Copy the material that follows word for word and omit its pictures.

● ● ●

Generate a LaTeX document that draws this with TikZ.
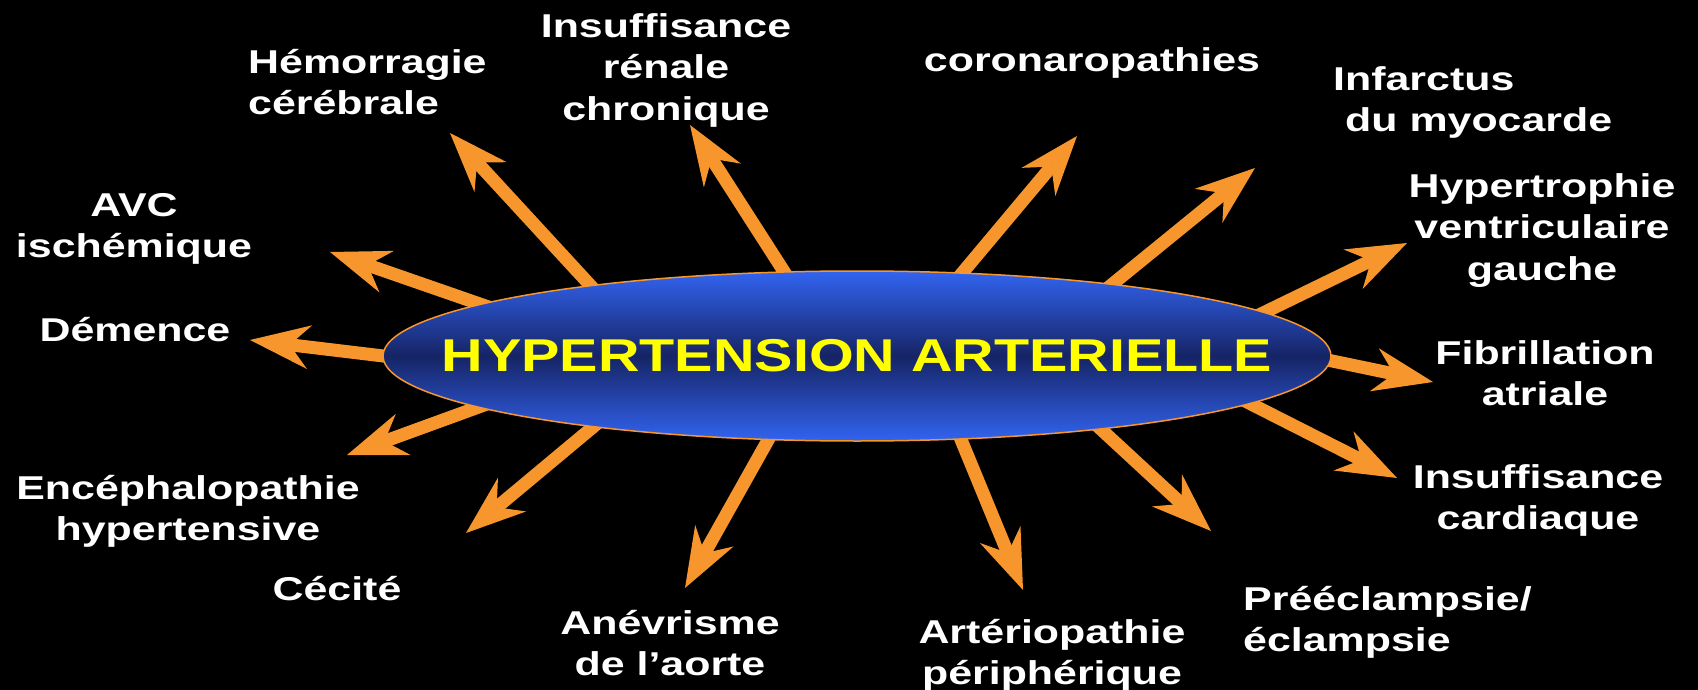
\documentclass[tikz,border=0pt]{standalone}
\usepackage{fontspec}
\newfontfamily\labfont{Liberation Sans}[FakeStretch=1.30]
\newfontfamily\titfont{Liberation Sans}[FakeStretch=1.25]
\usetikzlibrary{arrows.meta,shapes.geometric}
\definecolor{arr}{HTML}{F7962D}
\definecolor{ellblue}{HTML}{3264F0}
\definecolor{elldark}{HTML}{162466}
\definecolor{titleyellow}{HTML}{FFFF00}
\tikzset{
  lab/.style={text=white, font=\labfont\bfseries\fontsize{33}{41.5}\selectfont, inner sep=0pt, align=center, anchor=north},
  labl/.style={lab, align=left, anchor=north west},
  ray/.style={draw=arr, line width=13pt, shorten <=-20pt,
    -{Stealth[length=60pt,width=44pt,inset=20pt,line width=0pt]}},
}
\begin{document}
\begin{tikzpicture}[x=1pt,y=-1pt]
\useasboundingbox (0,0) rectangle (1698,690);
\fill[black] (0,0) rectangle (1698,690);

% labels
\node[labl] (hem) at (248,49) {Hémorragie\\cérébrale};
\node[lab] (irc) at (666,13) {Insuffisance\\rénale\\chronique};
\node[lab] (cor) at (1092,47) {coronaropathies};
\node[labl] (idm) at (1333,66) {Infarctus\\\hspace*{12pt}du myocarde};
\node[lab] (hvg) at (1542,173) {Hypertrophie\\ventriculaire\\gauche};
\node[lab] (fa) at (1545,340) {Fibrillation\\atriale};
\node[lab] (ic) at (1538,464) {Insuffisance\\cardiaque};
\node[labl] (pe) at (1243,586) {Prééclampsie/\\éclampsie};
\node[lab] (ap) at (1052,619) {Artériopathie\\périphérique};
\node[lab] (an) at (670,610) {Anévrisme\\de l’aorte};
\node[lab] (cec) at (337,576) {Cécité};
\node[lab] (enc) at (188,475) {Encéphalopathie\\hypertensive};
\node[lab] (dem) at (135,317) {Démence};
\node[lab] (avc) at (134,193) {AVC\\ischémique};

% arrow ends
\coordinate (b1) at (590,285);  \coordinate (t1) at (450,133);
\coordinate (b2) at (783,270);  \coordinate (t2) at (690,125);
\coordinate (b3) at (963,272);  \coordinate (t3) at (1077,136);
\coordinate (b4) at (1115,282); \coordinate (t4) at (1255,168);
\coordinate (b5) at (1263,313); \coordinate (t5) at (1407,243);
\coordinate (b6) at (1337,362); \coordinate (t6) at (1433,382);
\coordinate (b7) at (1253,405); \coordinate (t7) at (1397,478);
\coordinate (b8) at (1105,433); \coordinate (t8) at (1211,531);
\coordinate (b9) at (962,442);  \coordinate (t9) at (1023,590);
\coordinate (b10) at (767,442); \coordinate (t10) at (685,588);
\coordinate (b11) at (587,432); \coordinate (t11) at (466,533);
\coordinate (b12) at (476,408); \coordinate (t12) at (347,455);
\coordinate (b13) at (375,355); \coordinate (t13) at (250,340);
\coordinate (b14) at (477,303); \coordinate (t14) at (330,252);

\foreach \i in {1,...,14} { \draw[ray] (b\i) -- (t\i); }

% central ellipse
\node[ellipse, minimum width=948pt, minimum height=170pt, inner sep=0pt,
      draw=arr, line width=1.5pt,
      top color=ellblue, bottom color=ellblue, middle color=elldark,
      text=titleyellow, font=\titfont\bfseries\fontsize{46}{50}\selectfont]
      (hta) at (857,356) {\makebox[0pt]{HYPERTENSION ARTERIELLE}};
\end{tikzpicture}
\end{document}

● ● ●

> _Answer to this exercise_:
Generate a LaTeX document that draws this with TikZ.
\documentclass[tikz,border=0pt]{standalone}
\usepackage{fontspec}
\newfontfamily\labfont{Liberation Sans}[FakeStretch=1.30]
\newfontfamily\titfont{Liberation Sans}[FakeStretch=1.25]
\usetikzlibrary{arrows.meta,shapes.geometric}
\definecolor{arr}{HTML}{F7962D}
\definecolor{ellblue}{HTML}{3264F0}
\definecolor{elldark}{HTML}{162466}
\definecolor{titleyellow}{HTML}{FFFF00}
\tikzset{
  lab/.style={text=white, font=\labfont\bfseries\fontsize{33}{41.5}\selectfont, inner sep=0pt, align=center, anchor=north},
  labl/.style={lab, align=left, anchor=north west},
  ray/.style={draw=arr, line width=13pt, shorten <=-20pt,
    -{Stealth[length=60pt,width=44pt,inset=20pt,line width=0pt]}},
}
\begin{document}
\begin{tikzpicture}[x=1pt,y=-1pt]
\useasboundingbox (0,0) rectangle (1698,690);
\fill[black] (0,0) rectangle (1698,690);

% labels
\node[labl] (hem) at (248,49) {Hémorragie\\cérébrale};
\node[lab] (irc) at (666,13) {Insuffisance\\rénale\\chronique};
\node[lab] (cor) at (1092,47) {coronaropathies};
\node[labl] (idm) at (1333,66) {Infarctus\\\hspace*{12pt}du myocarde};
\node[lab] (hvg) at (1542,173) {Hypertrophie\\ventriculaire\\gauche};
\node[lab] (fa) at (1545,340) {Fibrillation\\atriale};
\node[lab] (ic) at (1538,464) {Insuffisance\\cardiaque};
\node[labl] (pe) at (1243,586) {Prééclampsie/\\éclampsie};
\node[lab] (ap) at (1052,619) {Artériopathie\\périphérique};
\node[lab] (an) at (670,610) {Anévrisme\\de l’aorte};
\node[lab] (cec) at (337,576) {Cécité};
\node[lab] (enc) at (188,475) {Encéphalopathie\\hypertensive};
\node[lab] (dem) at (135,317) {Démence};
\node[lab] (avc) at (134,193) {AVC\\ischémique};

% arrow ends
\coordinate (b1) at (590,285);  \coordinate (t1) at (450,133);
\coordinate (b2) at (783,270);  \coordinate (t2) at (690,125);
\coordinate (b3) at (963,272);  \coordinate (t3) at (1077,136);
\coordinate (b4) at (1115,282); \coordinate (t4) at (1255,168);
\coordinate (b5) at (1263,313); \coordinate (t5) at (1407,243);
\coordinate (b6) at (1337,362); \coordinate (t6) at (1433,382);
\coordinate (b7) at (1253,405); \coordinate (t7) at (1397,478);
\coordinate (b8) at (1105,433); \coordinate (t8) at (1211,531);
\coordinate (b9) at (962,442);  \coordinate (t9) at (1023,590);
\coordinate (b10) at (767,442); \coordinate (t10) at (685,588);
\coordinate (b11) at (587,432); \coordinate (t11) at (466,533);
\coordinate (b12) at (476,408); \coordinate (t12) at (347,455);
\coordinate (b13) at (375,355); \coordinate (t13) at (250,340);
\coordinate (b14) at (477,303); \coordinate (t14) at (330,252);

\foreach \i in {1,...,14} { \draw[ray] (b\i) -- (t\i); }

% central ellipse
\node[ellipse, minimum width=948pt, minimum height=170pt, inner sep=0pt,
      draw=arr, line width=1.5pt,
      top color=ellblue, bottom color=ellblue, middle color=elldark,
      text=titleyellow, font=\titfont\bfseries\fontsize{46}{50}\selectfont]
      (hta) at (857,356) {\makebox[0pt]{HYPERTENSION ARTERIELLE}};
\end{tikzpicture}
\end{document}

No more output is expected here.